Task directions -
Transcribe the material word for word, but without the images.

Given data -
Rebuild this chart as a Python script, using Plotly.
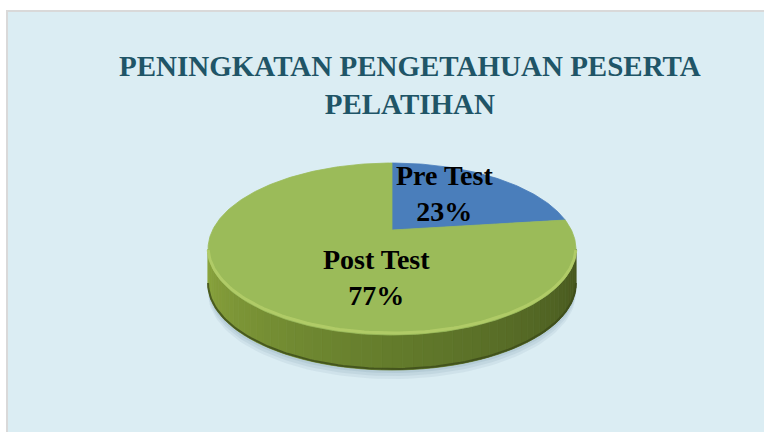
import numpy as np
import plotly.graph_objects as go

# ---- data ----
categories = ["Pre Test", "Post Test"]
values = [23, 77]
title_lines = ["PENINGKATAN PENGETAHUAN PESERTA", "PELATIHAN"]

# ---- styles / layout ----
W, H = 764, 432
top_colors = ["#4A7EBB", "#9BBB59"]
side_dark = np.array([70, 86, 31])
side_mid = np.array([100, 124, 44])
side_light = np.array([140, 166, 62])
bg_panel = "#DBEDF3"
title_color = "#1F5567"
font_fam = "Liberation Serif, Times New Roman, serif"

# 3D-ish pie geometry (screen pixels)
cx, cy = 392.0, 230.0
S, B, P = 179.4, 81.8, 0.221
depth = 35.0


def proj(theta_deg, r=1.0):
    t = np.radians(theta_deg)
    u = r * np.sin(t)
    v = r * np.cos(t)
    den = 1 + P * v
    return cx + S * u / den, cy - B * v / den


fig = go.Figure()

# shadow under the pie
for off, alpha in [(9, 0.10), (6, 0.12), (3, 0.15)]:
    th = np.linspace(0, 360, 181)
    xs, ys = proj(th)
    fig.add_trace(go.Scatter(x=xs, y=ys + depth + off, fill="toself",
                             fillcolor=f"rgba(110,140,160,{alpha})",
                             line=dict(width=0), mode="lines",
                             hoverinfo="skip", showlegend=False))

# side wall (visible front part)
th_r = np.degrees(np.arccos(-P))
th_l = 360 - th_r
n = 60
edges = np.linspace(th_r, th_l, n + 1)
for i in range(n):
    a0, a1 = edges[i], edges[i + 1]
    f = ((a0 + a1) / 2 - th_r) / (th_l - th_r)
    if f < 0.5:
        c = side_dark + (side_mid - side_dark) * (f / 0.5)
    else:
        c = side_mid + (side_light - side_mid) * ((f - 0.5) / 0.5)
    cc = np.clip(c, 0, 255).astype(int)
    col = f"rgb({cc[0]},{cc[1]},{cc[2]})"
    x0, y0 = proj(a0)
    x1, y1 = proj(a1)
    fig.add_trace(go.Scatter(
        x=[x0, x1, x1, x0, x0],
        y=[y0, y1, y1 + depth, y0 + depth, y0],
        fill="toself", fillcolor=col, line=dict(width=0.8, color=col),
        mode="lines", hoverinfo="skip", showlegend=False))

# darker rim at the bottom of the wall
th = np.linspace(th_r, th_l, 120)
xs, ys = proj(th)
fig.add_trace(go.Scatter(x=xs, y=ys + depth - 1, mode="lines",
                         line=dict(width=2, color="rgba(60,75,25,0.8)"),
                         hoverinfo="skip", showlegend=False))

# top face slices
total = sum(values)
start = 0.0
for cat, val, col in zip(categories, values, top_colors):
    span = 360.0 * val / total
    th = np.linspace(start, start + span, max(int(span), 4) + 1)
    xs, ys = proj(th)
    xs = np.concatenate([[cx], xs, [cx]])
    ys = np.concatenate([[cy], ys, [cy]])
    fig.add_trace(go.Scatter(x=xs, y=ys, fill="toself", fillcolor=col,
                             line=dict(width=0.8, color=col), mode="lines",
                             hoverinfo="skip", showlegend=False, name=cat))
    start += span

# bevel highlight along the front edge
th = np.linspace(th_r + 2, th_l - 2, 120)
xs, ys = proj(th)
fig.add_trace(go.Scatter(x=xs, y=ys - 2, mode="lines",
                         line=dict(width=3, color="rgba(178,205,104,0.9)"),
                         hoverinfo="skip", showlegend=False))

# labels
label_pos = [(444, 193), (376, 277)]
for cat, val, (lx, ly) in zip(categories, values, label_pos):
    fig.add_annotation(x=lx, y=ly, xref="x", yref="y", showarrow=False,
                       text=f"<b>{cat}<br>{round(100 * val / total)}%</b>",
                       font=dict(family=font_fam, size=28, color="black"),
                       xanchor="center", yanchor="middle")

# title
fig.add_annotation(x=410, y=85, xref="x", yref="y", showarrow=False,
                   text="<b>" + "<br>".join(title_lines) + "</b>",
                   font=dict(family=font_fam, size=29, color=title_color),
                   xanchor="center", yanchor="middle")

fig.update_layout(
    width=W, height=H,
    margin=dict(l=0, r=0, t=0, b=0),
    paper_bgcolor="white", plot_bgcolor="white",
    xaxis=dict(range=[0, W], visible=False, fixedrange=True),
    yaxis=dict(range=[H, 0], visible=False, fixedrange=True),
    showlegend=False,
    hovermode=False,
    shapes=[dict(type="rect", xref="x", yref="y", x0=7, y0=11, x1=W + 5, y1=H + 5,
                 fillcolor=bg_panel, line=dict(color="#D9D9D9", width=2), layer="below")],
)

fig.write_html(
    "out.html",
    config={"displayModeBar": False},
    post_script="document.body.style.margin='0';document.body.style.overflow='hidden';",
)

Complete answer -
Rebuild this chart as a Python script, using Plotly.
import numpy as np
import plotly.graph_objects as go

# ---- data ----
categories = ["Pre Test", "Post Test"]
values = [23, 77]
title_lines = ["PENINGKATAN PENGETAHUAN PESERTA", "PELATIHAN"]

# ---- styles / layout ----
W, H = 764, 432
top_colors = ["#4A7EBB", "#9BBB59"]
side_dark = np.array([70, 86, 31])
side_mid = np.array([100, 124, 44])
side_light = np.array([140, 166, 62])
bg_panel = "#DBEDF3"
title_color = "#1F5567"
font_fam = "Liberation Serif, Times New Roman, serif"

# 3D-ish pie geometry (screen pixels)
cx, cy = 392.0, 230.0
S, B, P = 179.4, 81.8, 0.221
depth = 35.0


def proj(theta_deg, r=1.0):
    t = np.radians(theta_deg)
    u = r * np.sin(t)
    v = r * np.cos(t)
    den = 1 + P * v
    return cx + S * u / den, cy - B * v / den


fig = go.Figure()

# shadow under the pie
for off, alpha in [(9, 0.10), (6, 0.12), (3, 0.15)]:
    th = np.linspace(0, 360, 181)
    xs, ys = proj(th)
    fig.add_trace(go.Scatter(x=xs, y=ys + depth + off, fill="toself",
                             fillcolor=f"rgba(110,140,160,{alpha})",
                             line=dict(width=0), mode="lines",
                             hoverinfo="skip", showlegend=False))

# side wall (visible front part)
th_r = np.degrees(np.arccos(-P))
th_l = 360 - th_r
n = 60
edges = np.linspace(th_r, th_l, n + 1)
for i in range(n):
    a0, a1 = edges[i], edges[i + 1]
    f = ((a0 + a1) / 2 - th_r) / (th_l - th_r)
    if f < 0.5:
        c = side_dark + (side_mid - side_dark) * (f / 0.5)
    else:
        c = side_mid + (side_light - side_mid) * ((f - 0.5) / 0.5)
    cc = np.clip(c, 0, 255).astype(int)
    col = f"rgb({cc[0]},{cc[1]},{cc[2]})"
    x0, y0 = proj(a0)
    x1, y1 = proj(a1)
    fig.add_trace(go.Scatter(
        x=[x0, x1, x1, x0, x0],
        y=[y0, y1, y1 + depth, y0 + depth, y0],
        fill="toself", fillcolor=col, line=dict(width=0.8, color=col),
        mode="lines", hoverinfo="skip", showlegend=False))

# darker rim at the bottom of the wall
th = np.linspace(th_r, th_l, 120)
xs, ys = proj(th)
fig.add_trace(go.Scatter(x=xs, y=ys + depth - 1, mode="lines",
                         line=dict(width=2, color="rgba(60,75,25,0.8)"),
                         hoverinfo="skip", showlegend=False))

# top face slices
total = sum(values)
start = 0.0
for cat, val, col in zip(categories, values, top_colors):
    span = 360.0 * val / total
    th = np.linspace(start, start + span, max(int(span), 4) + 1)
    xs, ys = proj(th)
    xs = np.concatenate([[cx], xs, [cx]])
    ys = np.concatenate([[cy], ys, [cy]])
    fig.add_trace(go.Scatter(x=xs, y=ys, fill="toself", fillcolor=col,
                             line=dict(width=0.8, color=col), mode="lines",
                             hoverinfo="skip", showlegend=False, name=cat))
    start += span

# bevel highlight along the front edge
th = np.linspace(th_r + 2, th_l - 2, 120)
xs, ys = proj(th)
fig.add_trace(go.Scatter(x=xs, y=ys - 2, mode="lines",
                         line=dict(width=3, color="rgba(178,205,104,0.9)"),
                         hoverinfo="skip", showlegend=False))

# labels
label_pos = [(444, 193), (376, 277)]
for cat, val, (lx, ly) in zip(categories, values, label_pos):
    fig.add_annotation(x=lx, y=ly, xref="x", yref="y", showarrow=False,
                       text=f"<b>{cat}<br>{round(100 * val / total)}%</b>",
                       font=dict(family=font_fam, size=28, color="black"),
                       xanchor="center", yanchor="middle")

# title
fig.add_annotation(x=410, y=85, xref="x", yref="y", showarrow=False,
                   text="<b>" + "<br>".join(title_lines) + "</b>",
                   font=dict(family=font_fam, size=29, color=title_color),
                   xanchor="center", yanchor="middle")

fig.update_layout(
    width=W, height=H,
    margin=dict(l=0, r=0, t=0, b=0),
    paper_bgcolor="white", plot_bgcolor="white",
    xaxis=dict(range=[0, W], visible=False, fixedrange=True),
    yaxis=dict(range=[H, 0], visible=False, fixedrange=True),
    showlegend=False,
    hovermode=False,
    shapes=[dict(type="rect", xref="x", yref="y", x0=7, y0=11, x1=W + 5, y1=H + 5,
                 fillcolor=bg_panel, line=dict(color="#D9D9D9", width=2), layer="below")],
)

fig.write_html(
    "out.html",
    config={"displayModeBar": False},
    post_script="document.body.style.margin='0';document.body.style.overflow='hidden';",
)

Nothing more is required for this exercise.